Moreover, he did NOT use his daughter Anne as bait for Henry VIII. When the king formed designs on Anne, the very moral and very religious Anne hightailed it back to Hever castle to hide from her suitor. She couldn’t have done this without her father’s permission and her father’s aid. Thomas Boleyn did not ask her to return to court and make nice with the monarch. He let his youngest daughter stay safe at Hever in the hopes the king would get over his infatuation. Thomas did not encourage  Anne to become Henry’s mistress. This was not a ploy for marriage because no one thought such a thing was possible; the king was married and if he were freed he’d marry another princess. Henry’s offer to marry Anne was unexpected and nearly unprecedented.

When Anne agreed to wed Henry VIII, the king bestowed many gifts on Thomas Boleyn and George Boleyn, but this was expected … it was how you treated potential family, not just how you rewarded men when you were tapping their female kin. Although his elevation doubtlessly pleased the newly-made Earl of Wiltshire and Earl of Ormond, there is no evidence he traded his daughter for them.

The assumption that Thomas Boleyn was a cold and scheming man who didn’t love his children is often interpreted backwards, based on the fact he remained subservient to the sovereign who killed his youngest daughter and only son, but this is unfair. Although it is nearly inexplicable to the modern mind, Thomas Boleyn probably didn’t realize he had any other OPTIONS but to suffer his majesty’s wrath. The king was appointed by God, and thus it was God’s Will that the king should murder the Boleyn children. Perhaps Thomas thought it was divine judgement on himself? The earl was bound, by the laws of the Church and State, to obey and serve his king. Rebellion and rage was something for zealots or nobly-born peers to contemplate – not for mid-level courtiers to indulge in.

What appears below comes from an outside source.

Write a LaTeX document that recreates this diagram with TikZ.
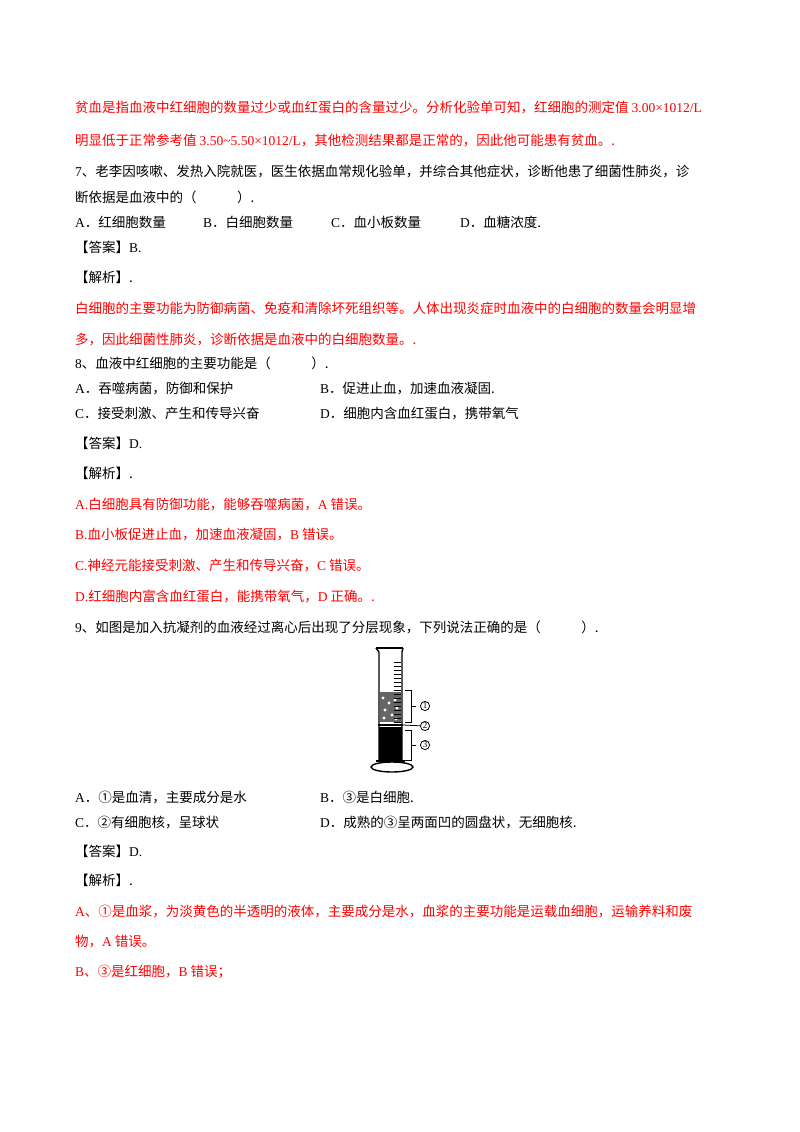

What could Thomas Boleyn could have done, realistically, after the deaths of his children? If he made Henry VIII angry, he’d be executed and everything he’d worked for would be stripped away. Granted, that is the choice I would make; I’d have burn the world down in my grief and rage. Or would I? Knowing there was one child left – and he had reconciled with Mary by this point – would I have forced myself to smile even at the monsters who killed two of my children to keep the last one safe and secure? Would he have risked Elizabeth, or the other grandchildren? He wouldn’t have been the first, or last, parent in the English court to have bent a knee to the man who killed their offspring. Are we confusing pragmatic survival with indifference to the death of one’s children?

Whatever his motivations, Thomas Boleyn was enough in the favor of Henry VIII that when the earl died the king paid for masses to be said for his former father-in-law’s soul. Let us generously hope the grandfather of Queen Elizabeth found some measure of peace in death, after suffering such losses in life.